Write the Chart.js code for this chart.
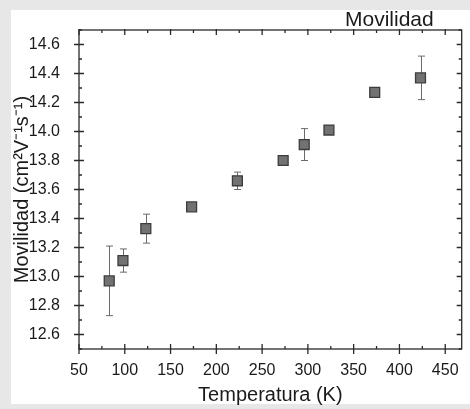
<!DOCTYPE html>
<html>
<head>
<meta charset="utf-8">
<script src="https://cdn.jsdelivr.net/npm/chart.js@4.4.1/dist/chart.umd.min.js"></script>
<style>
	body { margin: 0; background: #e7e7e7; }
	#wrap { position: relative; width: 470px; height: 409px; overflow: hidden; }
	#panel { position: absolute; left: 11px; top: 10px; width: 459px; height: 394px; background: #ffffff; }
	#chart { position: absolute; left: 0; top: 0; }
	#plotTitle {
		position: absolute; left: 345px; top: 8px;
		font: 21px "Liberation Sans", Arial, sans-serif; line-height: 21px; color: #1a1a1a;
	}
</style>
</head>
<body>
<div id="wrap">
	<div id="panel"></div>
	<canvas id="chart" width="470" height="409"></canvas>
	<div id="plotTitle">Movilidad</div>
</div>
<script>
// Temperatura (K) vs Movilidad
var temps = [83, 98, 123, 173, 223, 273, 296, 323, 373, 423];
var mobility = [12.97, 13.11, 13.33, 13.48, 13.66, 13.80, 13.91, 14.01, 14.27, 14.37];
var mobErr = [0.24, 0.08, 0.10, 0.02, 0.06, 0.02, 0.11, 0.02, 0.02, 0.15];

var xTicks = [50, 100, 150, 200, 250, 300, 350, 400, 450];
var yTicks = [12.6, 12.8, 13.0, 13.2, 13.4, 13.6, 13.8, 14.0, 14.2, 14.4, 14.6];

var FONT = "'Liberation Sans', Arial, sans-serif";

var points = temps.map(function (t, i) {
	return { x: t, y: mobility[i] };
});

// error bars under the markers
var errorBars = {
	id: "errorBars",
	beforeDatasetsDraw: function (chart) {
		var ctx = chart.ctx;
		var xs = chart.scales.x, ys = chart.scales.y;
		ctx.save();
		ctx.strokeStyle = "#6a6a6a";
		ctx.lineWidth = 1;
		temps.forEach(function (t, i) {
			var px = Math.round(xs.getPixelForValue(t)) + 0.5;
			var top = ys.getPixelForValue(mobility[i] + mobErr[i]);
			var bot = ys.getPixelForValue(mobility[i] - mobErr[i]);
			ctx.beginPath();
			ctx.moveTo(px, top);
			ctx.lineTo(px, bot);
			ctx.moveTo(px - 3.5, top);
			ctx.lineTo(px + 3.5, top);
			ctx.moveTo(px - 3.5, bot);
			ctx.lineTo(px + 3.5, bot);
			ctx.stroke();
		});
		ctx.restore();
	},
};

// box frame with major/minor ticks on all four sides
var frame = {
	id: "frame",
	afterDraw: function (chart) {
		var ctx = chart.ctx;
		var a = chart.chartArea;
		var xs = chart.scales.x, ys = chart.scales.y;
		ctx.save();
		ctx.strokeStyle = "#2a2a2a";
		ctx.lineWidth = 1.3;
		ctx.strokeRect(a.left, a.top, a.right - a.left, a.bottom - a.top);
		ctx.beginPath();
		xTicks.forEach(function (v, i) {
			var px = xs.getPixelForValue(v);
			ctx.moveTo(px, a.bottom + 5);
			ctx.lineTo(px, a.bottom - 5);
			ctx.moveTo(px, a.top - 1);
			ctx.lineTo(px, a.top + 5);
			var m = xs.getPixelForValue(v + 25);
			if (m < a.right - 2) {
				ctx.moveTo(m, a.bottom);
				ctx.lineTo(m, a.bottom - 3);
				ctx.moveTo(m, a.top);
				ctx.lineTo(m, a.top + 3);
			}
		});
		yTicks.forEach(function (v) {
			var py = ys.getPixelForValue(v);
			ctx.moveTo(a.left - 5, py);
			ctx.lineTo(a.left + 5, py);
			ctx.moveTo(a.right, py);
			ctx.lineTo(a.right - 5, py);
		});
		[12.5, 12.7, 12.9, 13.1, 13.3, 13.5, 13.7, 13.9, 14.1, 14.3, 14.5, 14.7].forEach(function (v) {
			var py = ys.getPixelForValue(v);
			ctx.moveTo(a.left, py);
			ctx.lineTo(a.left + 3, py);
			ctx.moveTo(a.right, py);
			ctx.lineTo(a.right - 3, py);
		});
		ctx.stroke();
		ctx.restore();
	},
};

new Chart(document.getElementById("chart"), {
	type: "scatter",
	data: {
		datasets: [
			{
				label: "Movilidad",
				data: points,
				pointStyle: "rect",
				pointRadius: 7,
				backgroundColor: "#727272",
				borderColor: "#3c3c3c",
				borderWidth: 1.3,
			},
		],
	},
	options: {
		responsive: false,
		animation: false,
		events: [],
		layout: { padding: { top: 30, right: 1, bottom: 0, left: 0 } },
		plugins: { legend: { display: false }, tooltip: { enabled: false } },
		scales: {
			x: {
				type: "linear",
				min: 50,
				max: 468,
				afterBuildTicks: function (scale) {
					scale.ticks = xTicks.map(function (v) { return { value: v }; });
				},
				afterFit: function (scale) { scale.height = 60; },
				grid: { display: false },
				border: { display: false },
				ticks: {
					padding: 4,
					color: "#1a1a1a",
					font: { family: FONT, size: 16 },
					maxRotation: 0,
					callback: function (v) { return String(v); },
				},
				title: {
					display: true,
					text: "Temperatura (K)",
					color: "#1a1a1a",
					font: { family: FONT, size: 20 },
					padding: { top: 0, bottom: 2 },
				},
			},
			y: {
				type: "linear",
				min: 12.5,
				max: 14.7,
				afterBuildTicks: function (scale) {
					scale.ticks = yTicks.map(function (v) { return { value: v }; });
				},
				afterFit: function (scale) { scale.width = 79; },
				grid: { display: false },
				border: { display: false },
				ticks: {
					padding: 11,
					color: "#1a1a1a",
					font: { family: FONT, size: 16 },
					callback: function (v) { return v.toFixed(1); },
				},
				title: {
					display: true,
					text: "Movilidad (cm²V⁻¹s⁻¹)",
					color: "#1a1a1a",
					font: { family: FONT, size: 20 },
					padding: { top: 10, bottom: 0 },
				},
			},
		},
	},
	plugins: [errorBars, frame],
});
</script>
</body>
</html>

━━━━━━━━━━━━━━━━

### WHAT THE TASK ASKS
Reproduce the full listing faithfully, but do not carry over any pictures.

### RESULT OF THE TASK
Write the Chart.js code for this chart.
<!DOCTYPE html>
<html>
<head>
<meta charset="utf-8">
<script src="https://cdn.jsdelivr.net/npm/chart.js@4.4.1/dist/chart.umd.min.js"></script>
<style>
	body { margin: 0; background: #e7e7e7; }
	#wrap { position: relative; width: 470px; height: 409px; overflow: hidden; }
	#panel { position: absolute; left: 11px; top: 10px; width: 459px; height: 394px; background: #ffffff; }
	#chart { position: absolute; left: 0; top: 0; }
	#plotTitle {
		position: absolute; left: 345px; top: 8px;
		font: 21px "Liberation Sans", Arial, sans-serif; line-height: 21px; color: #1a1a1a;
	}
</style>
</head>
<body>
<div id="wrap">
	<div id="panel"></div>
	<canvas id="chart" width="470" height="409"></canvas>
	<div id="plotTitle">Movilidad</div>
</div>
<script>
// Temperatura (K) vs Movilidad
var temps = [83, 98, 123, 173, 223, 273, 296, 323, 373, 423];
var mobility = [12.97, 13.11, 13.33, 13.48, 13.66, 13.80, 13.91, 14.01, 14.27, 14.37];
var mobErr = [0.24, 0.08, 0.10, 0.02, 0.06, 0.02, 0.11, 0.02, 0.02, 0.15];

var xTicks = [50, 100, 150, 200, 250, 300, 350, 400, 450];
var yTicks = [12.6, 12.8, 13.0, 13.2, 13.4, 13.6, 13.8, 14.0, 14.2, 14.4, 14.6];

var FONT = "'Liberation Sans', Arial, sans-serif";

var points = temps.map(function (t, i) {
	return { x: t, y: mobility[i] };
});

// error bars under the markers
var errorBars = {
	id: "errorBars",
	beforeDatasetsDraw: function (chart) {
		var ctx = chart.ctx;
		var xs = chart.scales.x, ys = chart.scales.y;
		ctx.save();
		ctx.strokeStyle = "#6a6a6a";
		ctx.lineWidth = 1;
		temps.forEach(function (t, i) {
			var px = Math.round(xs.getPixelForValue(t)) + 0.5;
			var top = ys.getPixelForValue(mobility[i] + mobErr[i]);
			var bot = ys.getPixelForValue(mobility[i] - mobErr[i]);
			ctx.beginPath();
			ctx.moveTo(px, top);
			ctx.lineTo(px, bot);
			ctx.moveTo(px - 3.5, top);
			ctx.lineTo(px + 3.5, top);
			ctx.moveTo(px - 3.5, bot);
			ctx.lineTo(px + 3.5, bot);
			ctx.stroke();
		});
		ctx.restore();
	},
};

// box frame with major/minor ticks on all four sides
var frame = {
	id: "frame",
	afterDraw: function (chart) {
		var ctx = chart.ctx;
		var a = chart.chartArea;
		var xs = chart.scales.x, ys = chart.scales.y;
		ctx.save();
		ctx.strokeStyle = "#2a2a2a";
		ctx.lineWidth = 1.3;
		ctx.strokeRect(a.left, a.top, a.right - a.left, a.bottom - a.top);
		ctx.beginPath();
		xTicks.forEach(function (v, i) {
			var px = xs.getPixelForValue(v);
			ctx.moveTo(px, a.bottom + 5);
			ctx.lineTo(px, a.bottom - 5);
			ctx.moveTo(px, a.top - 1);
			ctx.lineTo(px, a.top + 5);
			var m = xs.getPixelForValue(v + 25);
			if (m < a.right - 2) {
				ctx.moveTo(m, a.bottom);
				ctx.lineTo(m, a.bottom - 3);
				ctx.moveTo(m, a.top);
				ctx.lineTo(m, a.top + 3);
			}
		});
		yTicks.forEach(function (v) {
			var py = ys.getPixelForValue(v);
			ctx.moveTo(a.left - 5, py);
			ctx.lineTo(a.left + 5, py);
			ctx.moveTo(a.right, py);
			ctx.lineTo(a.right - 5, py);
		});
		[12.5, 12.7, 12.9, 13.1, 13.3, 13.5, 13.7, 13.9, 14.1, 14.3, 14.5, 14.7].forEach(function (v) {
			var py = ys.getPixelForValue(v);
			ctx.moveTo(a.left, py);
			ctx.lineTo(a.left + 3, py);
			ctx.moveTo(a.right, py);
			ctx.lineTo(a.right - 3, py);
		});
		ctx.stroke();
		ctx.restore();
	},
};

new Chart(document.getElementById("chart"), {
	type: "scatter",
	data: {
		datasets: [
			{
				label: "Movilidad",
				data: points,
				pointStyle: "rect",
				pointRadius: 7,
				backgroundColor: "#727272",
				borderColor: "#3c3c3c",
				borderWidth: 1.3,
			},
		],
	},
	options: {
		responsive: false,
		animation: false,
		events: [],
		layout: { padding: { top: 30, right: 1, bottom: 0, left: 0 } },
		plugins: { legend: { display: false }, tooltip: { enabled: false } },
		scales: {
			x: {
				type: "linear",
				min: 50,
				max: 468,
				afterBuildTicks: function (scale) {
					scale.ticks = xTicks.map(function (v) { return { value: v }; });
				},
				afterFit: function (scale) { scale.height = 60; },
				grid: { display: false },
				border: { display: false },
				ticks: {
					padding: 4,
					color: "#1a1a1a",
					font: { family: FONT, size: 16 },
					maxRotation: 0,
					callback: function (v) { return String(v); },
				},
				title: {
					display: true,
					text: "Temperatura (K)",
					color: "#1a1a1a",
					font: { family: FONT, size: 20 },
					padding: { top: 0, bottom: 2 },
				},
			},
			y: {
				type: "linear",
				min: 12.5,
				max: 14.7,
				afterBuildTicks: function (scale) {
					scale.ticks = yTicks.map(function (v) { return { value: v }; });
				},
				afterFit: function (scale) { scale.width = 79; },
				grid: { display: false },
				border: { display: false },
				ticks: {
					padding: 11,
					color: "#1a1a1a",
					font: { family: FONT, size: 16 },
					callback: function (v) { return v.toFixed(1); },
				},
				title: {
					display: true,
					text: "Movilidad (cm²V⁻¹s⁻¹)",
					color: "#1a1a1a",
					font: { family: FONT, size: 20 },
					padding: { top: 10, bottom: 0 },
				},
			},
		},
	},
	plugins: [errorBars, frame],
});
</script>
</body>
</html>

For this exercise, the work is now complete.